Le prix unique du livre ?
- evelynewessang
- 31 janv. 2015
- 3 min de lecture

« En France, le prix du livre est unique ! » : vous l'avez peut-être remarqué fièrement affiché sur la vitrine de la librairie ou sur la banderole de ce site. Aujourd'hui, petite explication de la signification et des conséquences de cette petite phrase.
Le prix unique a été instauré en France en 1981 par la loi que l'on appellera alors « Loi Lang sur le prix du livre », qui décrète que l'éditeur fixe le prix de son livre, et que personne, vraiment PERSONNE n'a le droit d'y toucher. Le prix est donc imprimé sur le livre et aucun revendeur n'a le droit, légalement, de le faire varier. Ce qui implique, concrètement, qu'en plus de la petite gomette collée pour cacher le prix lorsque je vous fais un paquet cadeau, un ouvrage aura toujours le même prix, qu'il soit vendu par Amazon, par la Fnac, par un point Relais en gare ou par votre libraire indépendant préféré.
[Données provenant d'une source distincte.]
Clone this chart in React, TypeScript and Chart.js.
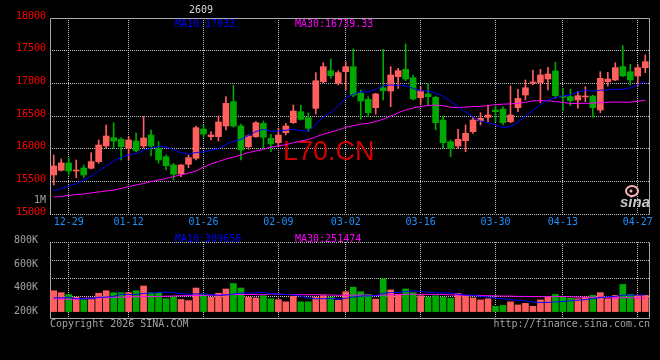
import React, { useEffect, useRef } from 'react';
import { Chart, registerables } from 'chart.js';

Chart.register(...registerables);

// ---------- data ----------
const dates = [
  '12-25', '12-26', '12-29', '12-30', '12-31',
  '01-05', '01-06', '01-07', '01-08', '01-09',
  '01-12', '01-13', '01-14', '01-15', '01-16',
  '01-19', '01-20', '01-21', '01-22', '01-23',
  '01-26', '01-27', '01-28', '01-29', '01-30',
  '02-02', '02-03', '02-04', '02-05', '02-06',
  '02-09', '02-10', '02-11', '02-12', '02-13',
  '02-24', '02-25', '02-26', '02-27',
  '03-02', '03-03', '03-04', '03-05', '03-06',
  '03-09', '03-10', '03-11', '03-12', '03-13',
  '03-16', '03-17', '03-18', '03-19', '03-20',
  '03-23', '03-24', '03-25', '03-26', '03-27',
  '03-30', '03-31', '04-01', '04-02', '04-03',
  '04-07', '04-08', '04-09', '04-10',
  '04-13', '04-14', '04-15', '04-16', '04-17',
  '04-20', '04-21', '04-22', '04-23', '04-24',
  '04-27', '04-28',
];

const tickDates = ['12-29', '01-12', '01-26', '02-09', '03-02', '03-16', '03-30', '04-13', '04-27'];

const open = [
  15597, 15669, 15781, 15658, 15704, 15700, 15801, 16041, 16168, 16143,
  16006, 16117, 16041, 16209, 16006, 15877, 15750, 15612, 15761, 15852,
  16301, 16183, 16183, 16347, 16719, 16347, 16030, 16183, 16388, 16158,
  16091, 16245, 16397, 16566, 16474, 16618, 17025, 17193, 17000, 17178,
  17255, 16847, 16755, 16627, 16933, 16883, 17102, 17214, 17086, 16780,
  16837, 16786, 16439, 16107, 16041, 16122, 16260, 16428, 16480, 16592,
  16607, 16413, 16627, 16821, 17000, 17010, 17066, 17189, 16806, 16796,
  16745, 16791, 16806, 16592, 17025, 17051, 17255, 17178, 17112, 17240,
];
const high = [
  15903, 15842, 15862, 15827, 15750, 15938, 16133, 16362, 16397, 16168,
  16183, 16240, 16492, 16286, 16107, 15903, 15776, 15760, 15903, 16347,
  16362, 16260, 16500, 16796, 16974, 16378, 16210, 16413, 16423, 16220,
  16311, 16388, 16668, 16668, 16550, 17163, 17316, 17372, 17193, 17331,
  17525, 16898, 16796, 16847, 17520, 17255, 17230, 17602, 17128, 16948,
  17000, 16806, 16500, 16133, 16296, 16362, 16480, 16550, 16668, 16653,
  16642, 16959, 16908, 17051, 17204, 17214, 17245, 17322, 16924, 16908,
  16872, 16948, 16821, 17178, 17168, 17316, 17576, 17291, 17281, 17434,
];
const low = [
  15444, 15658, 15597, 15556, 15556, 15689, 15776, 16006, 16006, 15827,
  15827, 15954, 16010, 15888, 15776, 15673, 15520, 15571, 15709, 15827,
  16171, 16133, 16117, 16286, 16327, 15827, 15990, 16174, 16006, 15954,
  16030, 16209, 16388, 16439, 16260, 16531, 17010, 17077, 16974, 16898,
  16796, 16454, 16490, 16531, 16745, 16642, 16924, 17040, 16745, 16668,
  16668, 16286, 16006, 15877, 16006, 15954, 16235, 16362, 16413, 16413,
  16362, 16397, 16566, 16745, 16974, 16704, 16898, 16770, 16581, 16658,
  16618, 16719, 16480, 16551, 16959, 17040, 17102, 16974, 16959, 17163,
];
const close = [
  15735, 15781, 15658, 15673, 15597, 15801, 16056, 16194, 16117, 16030,
  16133, 15972, 16163, 16041, 15827, 15739, 15607, 15750, 15862, 16321,
  16224, 16209, 16408, 16694, 16347, 15980, 16194, 16397, 16174, 16071,
  16209, 16347, 16576, 16449, 16311, 17040, 17255, 17117, 17163, 17255,
  16821, 16730, 16551, 16837, 16887, 17128, 17194, 17066, 16760, 16887,
  16796, 16397, 16091, 16006, 16143, 16235, 16439, 16464, 16515, 16566,
  16397, 16515, 16770, 16933, 17020, 17128, 17143, 16811, 16786, 16735,
  16811, 16806, 16627, 17077, 17066, 17240, 17113, 17051, 17240, 17331,
];
const volume = [
  375000, 359000, 344000, 321000, 300000, 302000, 354000, 375000, 359000, 359000,
  359000, 375000, 415000, 359000, 359000, 308000, 323000, 302000, 292000, 398000,
  346000, 321000, 354000, 390000, 436000, 398000, 321000, 315000, 333000, 308000,
  300000, 282000, 328000, 282000, 282000, 321000, 333000, 321000, 295000, 367000,
  405000, 367000, 344000, 305000, 475000, 382000, 346000, 390000, 359000, 333000,
  321000, 333000, 321000, 313000, 352000, 328000, 315000, 298000, 308000, 244000,
  252000, 282000, 256000, 269000, 244000, 298000, 321000, 344000, 328000, 313000,
  308000, 321000, 336000, 359000, 308000, 336000, 428000, 344000, 336000, 336000,
];
// moving-average values before enough history exists
const ma10Head = [15357, 15390, 15429, 15467, 15513, 15582, 15658, 15735, 15811];
const ma30Head = [
  15260, 15268, 15283, 15298, 15306, 15321, 15337, 15352, 15367, 15390,
  15421, 15444, 15467, 15497, 15520, 15543, 15574, 15597, 15628, 15658,
  15719, 15765, 15804, 15842, 15872, 15903, 15941, 15964, 15987,
];
const volMa10Head = [315000, 315000, 321000, 308000, 308000, 308000, 321000, 321000, 328000];
const volMa30Head = [
  308000, 308000, 303000, 303000, 313000, 313000, 313000, 321000, 321000, 321000,
  324000, 325000, 326000, 327000, 328000, 329000, 331000, 333000, 334000, 335000,
  336000, 338000, 340000, 342000, 343000, 344000, 344000, 343000, 341000,
];
const priceMin = 15000;
const priceMax = 18000;
const priceStep = 500;
const volTicks = [200000, 400000, 600000, 800000];
const volBase = 200000;

// ---------- styles ----------
const MONO = "'DejaVu Sans Mono', monospace";
const UP = '#ff5f5f';
const DOWN = '#00a800';
const GRID = '#c4c4c4';
const FRAME = '#a8a8a8';
const GREY_TXT = '#a0a0a0';

function movingAverage(src: number[], n: number, head: number[]) {
  return src.map((_, i) => {
    if (i < head.length) return head[i];
    let s = 0;
    for (let k = i - n + 1; k <= i; k++) s += src[k];
    return s / n;
  });
}

const tickSet = new Set(tickDates.map((d) => dates.indexOf(d)));
const candleColors = close.map((c, i) => (c >= open[i] ? UP : DOWN));

const xGrid = (ctx: any) => (tickSet.has(ctx.index) ? GRID : 'rgba(0,0,0,0)');

const pricePlugin = {
  id: 'priceDeco',
  beforeDatasetsDraw(chart: any) {
    const { ctx, chartArea: a } = chart;
    ctx.save();
    ctx.fillStyle = '#d00000';
    ctx.font = "27px 'Liberation Sans', Arial, sans-serif";
    ctx.textAlign = 'left';
    ctx.textBaseline = 'alphabetic';
    ctx.fillText('L70.CN', 283, 160);
    // sina logo
    ctx.strokeStyle = '#ffb4b4';
    ctx.lineWidth = 2;
    ctx.beginPath();
    ctx.ellipse(632, 191, 6, 5, 0, 0, Math.PI * 2);
    ctx.stroke();
    ctx.fillStyle = '#ffb4b4';
    ctx.beginPath();
    ctx.arc(631, 191, 1.5, 0, Math.PI * 2);
    ctx.fill();
    ctx.fillStyle = '#c8c8c8';
    ctx.font = "italic bold 15px 'Liberation Sans', Arial, sans-serif";
    ctx.fillText('sina', 620, 207);
    // frame
    ctx.strokeStyle = FRAME;
    ctx.lineWidth = 1;
    ctx.beginPath();
    ctx.moveTo(a.left + 0.5, a.bottom + 0.5);
    ctx.lineTo(a.left + 0.5, a.top + 0.5);
    ctx.lineTo(a.right + 0.5, a.top + 0.5);
    ctx.lineTo(a.right + 0.5, a.bottom + 0.5);
    ctx.stroke();
    ctx.setLineDash([1, 1]);
    ctx.strokeStyle = GRID;
    ctx.beginPath();
    ctx.moveTo(a.left, a.bottom + 0.5);
    ctx.lineTo(a.right, a.bottom + 0.5);
    ctx.stroke();
    ctx.restore();
  },
  afterDraw(chart: any) {
    const { ctx } = chart;
    ctx.save();
    ctx.font = `10px ${MONO}`;
    ctx.textBaseline = 'middle';
    ctx.textAlign = 'left';
    ctx.fillStyle = '#d8d8d8';
    ctx.fillText('2609', 189, 10);
    ctx.fillStyle = '#0000ff';
    ctx.fillText('MA10:17033', 175, 24);
    ctx.fillStyle = '#ff00ff';
    ctx.fillText('MA30:16739.33', 295, 24);
    ctx.fillStyle = GREY_TXT;
    ctx.textAlign = 'right';
    ctx.fillText('1M', 46, 200);
    ctx.restore();
  },
};

const volPlugin = {
  id: 'volDeco',
  beforeDatasetsDraw(chart: any) {
    const { ctx, chartArea: a } = chart;
    ctx.save();
    ctx.strokeStyle = FRAME;
    ctx.lineWidth = 1;
    ctx.beginPath();
    ctx.moveTo(a.left + 0.5, a.top + 0.5);
    ctx.lineTo(a.left + 0.5, a.bottom + 0.5);
    ctx.lineTo(a.right + 0.5, a.bottom + 0.5);
    ctx.lineTo(a.right + 0.5, a.top + 0.5);
    ctx.stroke();
    ctx.setLineDash([1, 1]);
    ctx.strokeStyle = GRID;
    ctx.beginPath();
    ctx.moveTo(a.left, a.top + 0.5);
    ctx.lineTo(a.right, a.top + 0.5);
    ctx.stroke();
    ctx.restore();
  },
  afterDraw(chart: any) {
    const { ctx } = chart;
    ctx.save();
    ctx.font = `10px ${MONO}`;
    ctx.textBaseline = 'middle';
    ctx.textAlign = 'left';
    ctx.fillStyle = '#0000ff';
    ctx.fillText('MA10:309656', 175, 7);
    ctx.fillStyle = '#ff00ff';
    ctx.fillText('MA30:251474', 295, 7);
    ctx.fillStyle = GREY_TXT;
    ctx.fillText('Copyright 2026 SINA.COM', 50, 92);
    ctx.textAlign = 'right';
    ctx.fillText('http://finance.sina.com.cn', 650, 92);
    ctx.restore();
  },
};

export default function App() {
  const priceRef = useRef<HTMLCanvasElement | null>(null);
  const volRef = useRef<HTMLCanvasElement | null>(null);

  useEffect(() => {
    document.body.style.background = '#000';
    const ma10 = movingAverage(close, 10, ma10Head);
    const ma30 = movingAverage(close, 30, ma30Head);
    const vma10 = movingAverage(volume, 10, volMa10Head);
    const vma30 = movingAverage(volume, 30, volMa30Head);

    const priceChart = new Chart(priceRef.current as HTMLCanvasElement, {
      type: 'bar',
      data: {
        labels: dates,
        datasets: [
          { type: 'line', data: ma10, borderColor: '#0000ff', borderWidth: 1, pointRadius: 0, order: 0 } as any,
          { type: 'line', data: ma30, borderColor: '#ff00ff', borderWidth: 1, pointRadius: 0, order: 0 } as any,
          {
            type: 'bar',
            data: open.map((o, i) => [o, close[i]]),
            backgroundColor: candleColors,
            barThickness: 6,
            grouped: false,
            minBarLength: 1,
            order: 1,
          } as any,
          {
            type: 'bar',
            data: low.map((l, i) => [l, high[i]]),
            backgroundColor: candleColors,
            barThickness: 1,
            grouped: false,
            order: 2,
          } as any,
        ],
      },
      options: {
        responsive: false,
        maintainAspectRatio: false,
        animation: false,
        events: [],
        layout: { padding: { top: 18, right: 11, left: 0, bottom: 0 } },
        plugins: { legend: { display: false }, tooltip: { enabled: false } },
        scales: {
          x: {
            type: 'category',
            offset: true,
            grid: { offset: false, color: xGrid, drawTicks: false, lineWidth: 1 },
            border: { display: false, dash: [1, 1] },
            ticks: {
              autoSkip: false,
              maxRotation: 0,
              minRotation: 0,
              padding: 2,
              color: '#1e90ff',
              font: { family: MONO, size: 10 },
              callback: (_v: any, i: number) => (tickSet.has(i) ? dates[i] : ''),
            },
            afterFit: (s: any) => {
              s.height = 18;
            },
          },
          y: {
            min: priceMin,
            max: priceMax,
            grid: {
              color: (ctx: any) =>
                ctx.tick && (ctx.tick.value === priceMin || ctx.tick.value === priceMax) ? 'rgba(0,0,0,0)' : GRID,
              drawTicks: false,
            },
            border: { display: false, dash: [1, 1] },
            ticks: {
              stepSize: priceStep,
              color: '#ff0000',
              font: { family: MONO, size: 10 },
              padding: 4,
              labelOffset: -2,
              callback: (v: any) => String(Math.round(Number(v))),
            },
            afterFit: (s: any) => {
              s.width = 50;
            },
          },
        },
      } as any,
      plugins: [pricePlugin],
    });

    const volChart = new Chart(volRef.current as HTMLCanvasElement, {
      type: 'bar',
      data: {
        labels: dates,
        datasets: [
          { type: 'line', data: vma10, borderColor: '#0000ff', borderWidth: 1, pointRadius: 0, order: 0, yAxisID: 'y' } as any,
          { type: 'line', data: vma30, borderColor: '#ff00ff', borderWidth: 1, pointRadius: 0, order: 0, yAxisID: 'y' } as any,
          {
            type: 'bar',
            data: volume,
            base: volBase,
            backgroundColor: candleColors,
            barThickness: 6,
            grouped: false,
            order: 1,
            yAxisID: 'y',
          } as any,
        ],
      },
      options: {
        responsive: false,
        maintainAspectRatio: false,
        animation: false,
        events: [],
        layout: { padding: { top: 3, right: 11, left: 0, bottom: 0 } },
        plugins: { legend: { display: false }, tooltip: { enabled: false } },
        scales: {
          x: {
            type: 'category',
            offset: true,
            grid: { offset: false, color: xGrid, drawTicks: false },
            border: { display: false, dash: [1, 1] },
            ticks: { display: false, autoSkip: false },
            afterFit: (s: any) => {
              s.height = 42;
            },
          },
          y: {
            position: 'left',
            min: 146154,
            max: 784615,
            afterBuildTicks: (s: any) => {
              s.ticks = volTicks.map((v) => ({ value: v }));
            },
            grid: { display: false },
            border: { display: false },
            ticks: {
              color: GREY_TXT,
              font: { family: MONO, size: 10 },
              padding: 4,
              callback: (v: any) => `${Math.round(Number(v) / 1000)}K`,
            },
            afterFit: (s: any) => {
              s.width = 50;
            },
          },
          yg: {
            position: 'right',
            reverse: true,
            min: 0,
            max: 83,
            ticks: { display: false, stepSize: 20 },
            grid: {
              drawTicks: false,
              color: (ctx: any) => (ctx.tick && ctx.tick.value > 0 && ctx.tick.value < 80 ? GRID : 'rgba(0,0,0,0)'),
            },
            border: { display: false, dash: [1, 1] },
            afterFit: (s: any) => {
              s.width = 0;
            },
          },
        },
      } as any,
      plugins: [volPlugin],
    });

    return () => {
      priceChart.destroy();
      volChart.destroy();
    };
  }, []);

  return (
    <div style={{ position: 'fixed', left: 0, top: 0, width: 660, height: 360, background: '#000', overflow: 'hidden' }}>
      <canvas ref={priceRef} width={660} height={232} style={{ position: 'absolute', left: 0, top: 0, display: 'block' }} />
      <canvas ref={volRef} width={660} height={128} style={{ position: 'absolute', left: 0, top: 232, display: 'block' }} />
    </div>
  );
}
Alors non, acheter chez Leclerc ne coûte pas moins cher !
Seuls 5% de remise sur le prix du livre sont autorisés ; les grandes surfaces les appelleront fièrement « Promotions » ou « Rabais exceptionnel », votre libraire en fera une carte de fidélité et Amazon les proposait systématiquement pour vous faire penser que vous faites une bonne affaire (ce qui était illégal, hein, lorsqu'on y ajoutait les frais de port gratuits).
Si le commerce du livre est protégé en France, c'est que le livre y est considéré comme un « bien de première nécessité » tout comme l'eau ou le pain, et que sa TVA est donc réduite à 5,5%. Certains crieront sûrement au scandale, au fait que le consommateur ne puisse avoir les avantages de la concurrence, mais l'enjeu dépasse, pour le livre, les intérêts strictement commerciaux. C'est en fait la préservation de ce que l'on a appelé (avec beaucoup d'imagination) la « bibliodiversité » qui est le cœur de la loi sur le prix unique.
Prenons le contre-exemple parfait : l'Amérique ! (Oui, même dans le livre on peut les citer). Aux États-Unis, le prix du livre est libre, chaque revendeur fixe le prix de vente qui lui paraît le plus juste en fonction du produit, de sa clientèle et de la marge qu'il souhaite ou a besoin de s'octroyer. Très rapidement, les grandes chaînes américaines (Barnes & Nobles pour ne pas les citer), ont cassé les prix, sont devenues discounter de livres et ont ainsi complètement étouffé les petites librairies indépendantes, obligées de faire grimper les prix pour survivre - parce que si Barnes & Nobles réussi à être rentable même avec des marges minimes, c'est qu'il est part d'un grand groupe pour lequel le livre ne représente que quelques pourcents de son chiffre d'affaires global. Bref, il peut se le permettre en vendant des armes à côtés (pardon, ça, c'est Lagardère). En quelques années, des milliers de librairies indépendantes ont mis la clef sous la porte, pour, finalement, laisser le marché du livre se répartir uniquement entre quelques grandes chaînes.
Et, après les libraires, les plus touchés par cette libéralisation du prix sont bien les éditeurs. J'entends ici les petits éditeurs, les chercheurs d'or, les contestataires, les politiquement incorrects. Parce que, fortes de leur hégémonie et de leur pouvoir sanguinolant, les chaînes de librairies américaines ont pris pour habitude de demander une « petite » contribution directement aux éditeurs pour qu'ils soient visibles. En gros, une place en vitrine ou une belle pile coûte à l'éditeur 1$ par exemplaire. Possible pour Penguin Books, impossible pour le micro-éditeur qui est contre la guerre en Irak... (notez l'utilisation des points de suspension).
L'Amérique est un exemple parmi d'autres, la même logique s'est appliquée à la Grande-Bretagne ou plus récemment à la Suisse, où 70% des librairies indépendantes n'ont pas survécu à la première année de libéralisation du prix du livre (parole de libraire bernois).
DONC : si vous avez envie de lire autre chose que ce qui se vend sans que votre libraire n'ait à vous le conseiller, si vous voulez continuer à rire devant des BD moralement douteuses, si vous aimez cerner un sujet par ses défenseurs et ses détracteurs et si, dans le contexte de ce début d'année 2015, vous souhaitez faire plus qu'acheter un exemplaire de Charlie, soutenez les petits éditeurs, soutenez l'indépendance et ne laissez pas les piles de 30 exemplaires vous laisser penser que c'est cela qu'il faut avoir lu.
Pour en savoir plus : les ouvrages d'André Schiffrin sont à disposition à la librairie, il vous expliquera tout cela plus habilement et consciencieusement que moi.